Source records
+ + + +

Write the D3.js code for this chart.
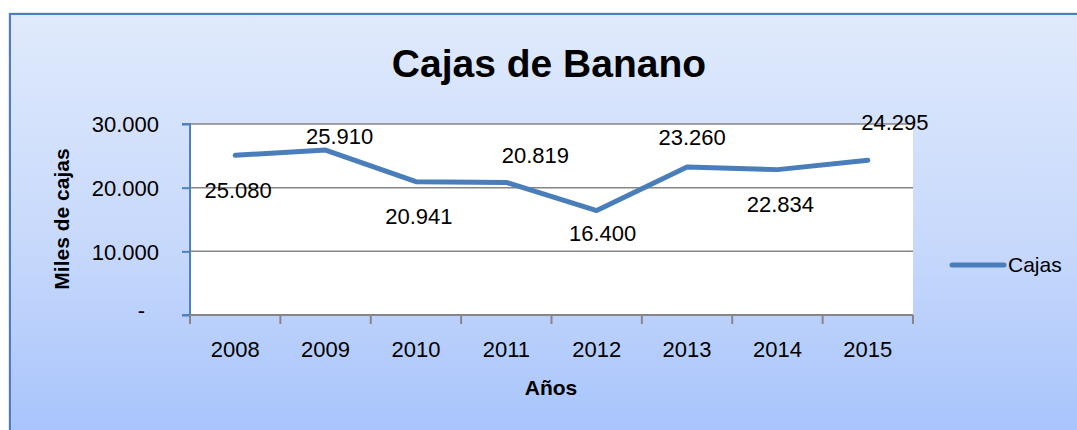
<!DOCTYPE html>
<html><head><meta charset="utf-8">
<script src="https://cdn.jsdelivr.net/npm/d3@7"></script>
<style>body{margin:0;background:#fff}svg{display:block}text{font-family:"Liberation Sans",Arial,sans-serif}</style>
</head><body>
<svg id="c" width="1077" height="430"></svg>
<script>
const years = ["2008","2009","2010","2011","2012","2013","2014","2015"];
const cajas = [25080,25910,20941,20819,16400,23260,22834,24295];
const yTicks = [0,10000,20000,30000];
const yTickLabels = ["-","10.000","20.000","30.000"];
const seriesName = "Cajas";
const title = "Cajas de Banano";
const yTitle = "Miles de cajas";
const xTitle = "Años";

// label offsets (placement only)
const labelOffsets = [[3,35],[14,-14],[3,35],[29,-27],[6,23],[5,-30],[3,35],[27,-38]];

const svg = d3.select("#c");
const defs = svg.append("defs");
const g = defs.append("linearGradient").attr("id","bg").attr("x1",0).attr("y1",0).attr("x2",0).attr("y2",1);
g.append("stop").attr("offset","0%").attr("stop-color","#e0eafc");
g.append("stop").attr("offset","55%").attr("stop-color","#c6d8fb");
g.append("stop").attr("offset","100%").attr("stop-color","#a6c3fc");

svg.append("rect").attr("x",8.5).attr("y",12.5).attr("width",1080).attr("height",430).attr("fill","none").attr("stroke","#e6e6e6").attr("stroke-width",1);
svg.append("rect").attr("x",10).attr("y",14).attr("width",1080).attr("height",430).attr("fill","url(#bg)").attr("stroke","#4a7ebf").attr("stroke-width",2);

const L=190,R=913,T=124,B=315;
const x = d3.scaleBand().domain(years).range([L,R]);
const y = d3.scaleLinear().domain([0,30000]).range([B,T]);

svg.append("rect").attr("x",L).attr("y",T).attr("width",R-L).attr("height",B-T).attr("fill","#fff");

// gridlines
svg.append("g").selectAll("line").data(yTicks.filter(d=>d>0)).join("line")
  .attr("x1",L).attr("x2",R).attr("y1",d=>y(d)).attr("y2",d=>y(d))
  .attr("stroke","#868686").attr("stroke-width",1.5);

// y axis
const yAxis = d3.axisLeft(y).tickValues(yTicks).tickSize(8).tickPadding(23)
  .tickFormat((d,i)=>yTickLabels[i]);
const ya = svg.append("g").attr("transform",`translate(${L},0)`).call(yAxis);
ya.select(".domain").attr("stroke","#4f81bd").attr("stroke-width",2).attr("d",`M-8,${T}H0V${B}H-8`);
ya.selectAll(".tick line").attr("stroke","#4f81bd").attr("stroke-width",2);
ya.selectAll(".tick text").attr("font-size",22).attr("fill","#000").attr("dy","0.35em");
ya.selectAll(".tick").filter(d=>d===0).select("text").attr("dx",-14).attr("dy","0.1em");

// x axis
const xa = svg.append("g").attr("transform",`translate(0,${B})`);
xa.append("line").attr("x1",L).attr("x2",R).attr("y1",0).attr("y2",0).attr("stroke","#868686").attr("stroke-width",2);
const bounds = years.map(d=>x(d)).concat([R]);
xa.selectAll("line.tk").data(bounds).join("line").attr("class","tk")
  .attr("x1",d=>d).attr("x2",d=>d).attr("y1",0).attr("y2",9).attr("stroke","#868686").attr("stroke-width",2);
xa.selectAll("text").data(years).join("text")
  .attr("x",d=>x(d)+x.bandwidth()/2).attr("y",42).attr("text-anchor","middle")
  .attr("font-size",22).attr("fill","#000").text(d=>d);

// line
const line = d3.line().x((d,i)=>x(years[i])+x.bandwidth()/2).y(d=>y(d));
svg.append("path").datum(cajas).attr("d",line).attr("fill","none")
  .attr("stroke","#4a7ebb").attr("stroke-width",5).attr("stroke-linecap","round").attr("stroke-linejoin","round");

// labels
svg.append("g").selectAll("text").data(cajas).join("text")
  .attr("x",(d,i)=>x(years[i])+x.bandwidth()/2+labelOffsets[i][0])
  .attr("y",(d,i)=>y(d)+labelOffsets[i][1])
  .attr("dy","0.35em").attr("text-anchor","middle").attr("font-size",22).attr("fill","#000")
  .text(d=>d3.format(",")(d).replace(/,/g,"."));

// titles
svg.append("text").attr("x",549).attr("y",77).attr("text-anchor","middle")
  .attr("font-size",39).attr("font-weight","bold").text(title);
svg.append("text").attr("transform","translate(69,219) rotate(-90)").attr("text-anchor","middle")
  .attr("font-size",21).attr("font-weight","bold").text(yTitle);
svg.append("text").attr("x",551).attr("y",395).attr("text-anchor","middle")
  .attr("font-size",21).attr("font-weight","bold").text(xTitle);

// legend
svg.append("line").attr("x1",952).attr("x2",1004).attr("y1",265).attr("y2",265)
  .attr("stroke","#4a7ebb").attr("stroke-width",5).attr("stroke-linecap","round");
svg.append("text").attr("x",1008).attr("y",265).attr("dy","0.35em").attr("font-size",21).text(seriesName);
</script>
</body></html>
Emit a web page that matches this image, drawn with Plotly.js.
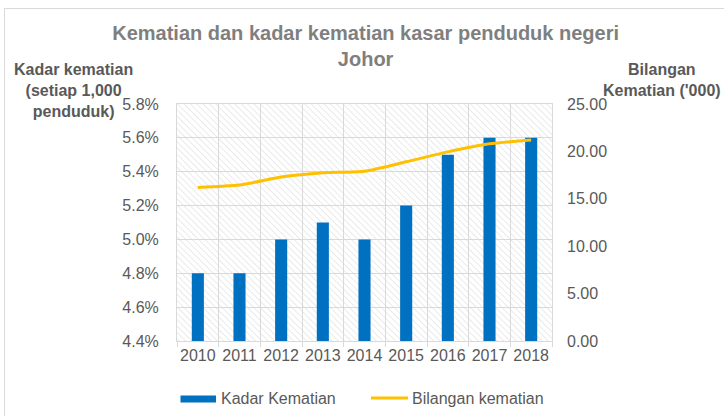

+ + + +

Written instruction
Reproduce the listing word for word and omit its pictures.

Written answer
Write the D3.js code for this chart.
<!DOCTYPE html>
<html><head><meta charset="utf-8">
<script src="https://cdn.jsdelivr.net/npm/d3@7"></script>
<style>body{margin:0;background:#fff}svg{display:block}text{font-family:"Liberation Sans",Arial,sans-serif}</style>
</head><body>
<svg id="c" width="1077" height="430"></svg>
<script>
const years = ["2008","2009","2010","2011","2012","2013","2014","2015"];
const cajas = [25080,25910,20941,20819,16400,23260,22834,24295];
const yTicks = [0,10000,20000,30000];
const yTickLabels = ["-","10.000","20.000","30.000"];
const seriesName = "Cajas";
const title = "Cajas de Banano";
const yTitle = "Miles de cajas";
const xTitle = "Años";

// label offsets (placement only)
const labelOffsets = [[3,35],[14,-14],[3,35],[29,-27],[6,23],[5,-30],[3,35],[27,-38]];

const svg = d3.select("#c");
const defs = svg.append("defs");
const g = defs.append("linearGradient").attr("id","bg").attr("x1",0).attr("y1",0).attr("x2",0).attr("y2",1);
g.append("stop").attr("offset","0%").attr("stop-color","#e0eafc");
g.append("stop").attr("offset","55%").attr("stop-color","#c6d8fb");
g.append("stop").attr("offset","100%").attr("stop-color","#a6c3fc");

svg.append("rect").attr("x",8.5).attr("y",12.5).attr("width",1080).attr("height",430).attr("fill","none").attr("stroke","#e6e6e6").attr("stroke-width",1);
svg.append("rect").attr("x",10).attr("y",14).attr("width",1080).attr("height",430).attr("fill","url(#bg)").attr("stroke","#4a7ebf").attr("stroke-width",2);

const L=190,R=913,T=124,B=315;
const x = d3.scaleBand().domain(years).range([L,R]);
const y = d3.scaleLinear().domain([0,30000]).range([B,T]);

svg.append("rect").attr("x",L).attr("y",T).attr("width",R-L).attr("height",B-T).attr("fill","#fff");

// gridlines
svg.append("g").selectAll("line").data(yTicks.filter(d=>d>0)).join("line")
  .attr("x1",L).attr("x2",R).attr("y1",d=>y(d)).attr("y2",d=>y(d))
  .attr("stroke","#868686").attr("stroke-width",1.5);

// y axis
const yAxis = d3.axisLeft(y).tickValues(yTicks).tickSize(8).tickPadding(23)
  .tickFormat((d,i)=>yTickLabels[i]);
const ya = svg.append("g").attr("transform",`translate(${L},0)`).call(yAxis);
ya.select(".domain").attr("stroke","#4f81bd").attr("stroke-width",2).attr("d",`M-8,${T}H0V${B}H-8`);
ya.selectAll(".tick line").attr("stroke","#4f81bd").attr("stroke-width",2);
ya.selectAll(".tick text").attr("font-size",22).attr("fill","#000").attr("dy","0.35em");
ya.selectAll(".tick").filter(d=>d===0).select("text").attr("dx",-14).attr("dy","0.1em");

// x axis
const xa = svg.append("g").attr("transform",`translate(0,${B})`);
xa.append("line").attr("x1",L).attr("x2",R).attr("y1",0).attr("y2",0).attr("stroke","#868686").attr("stroke-width",2);
const bounds = years.map(d=>x(d)).concat([R]);
xa.selectAll("line.tk").data(bounds).join("line").attr("class","tk")
  .attr("x1",d=>d).attr("x2",d=>d).attr("y1",0).attr("y2",9).attr("stroke","#868686").attr("stroke-width",2);
xa.selectAll("text").data(years).join("text")
  .attr("x",d=>x(d)+x.bandwidth()/2).attr("y",42).attr("text-anchor","middle")
  .attr("font-size",22).attr("fill","#000").text(d=>d);

// line
const line = d3.line().x((d,i)=>x(years[i])+x.bandwidth()/2).y(d=>y(d));
svg.append("path").datum(cajas).attr("d",line).attr("fill","none")
  .attr("stroke","#4a7ebb").attr("stroke-width",5).attr("stroke-linecap","round").attr("stroke-linejoin","round");

// labels
svg.append("g").selectAll("text").data(cajas).join("text")
  .attr("x",(d,i)=>x(years[i])+x.bandwidth()/2+labelOffsets[i][0])
  .attr("y",(d,i)=>y(d)+labelOffsets[i][1])
  .attr("dy","0.35em").attr("text-anchor","middle").attr("font-size",22).attr("fill","#000")
  .text(d=>d3.format(",")(d).replace(/,/g,"."));

// titles
svg.append("text").attr("x",549).attr("y",77).attr("text-anchor","middle")
  .attr("font-size",39).attr("font-weight","bold").text(title);
svg.append("text").attr("transform","translate(69,219) rotate(-90)").attr("text-anchor","middle")
  .attr("font-size",21).attr("font-weight","bold").text(yTitle);
svg.append("text").attr("x",551).attr("y",395).attr("text-anchor","middle")
  .attr("font-size",21).attr("font-weight","bold").text(xTitle);

// legend
svg.append("line").attr("x1",952).attr("x2",1004).attr("y1",265).attr("y2",265)
  .attr("stroke","#4a7ebb").attr("stroke-width",5).attr("stroke-linecap","round");
svg.append("text").attr("x",1008).attr("y",265).attr("dy","0.35em").attr("font-size",21).text(seriesName);
</script>
</body></html>
Emit a web page that matches this image, drawn with Plotly.js.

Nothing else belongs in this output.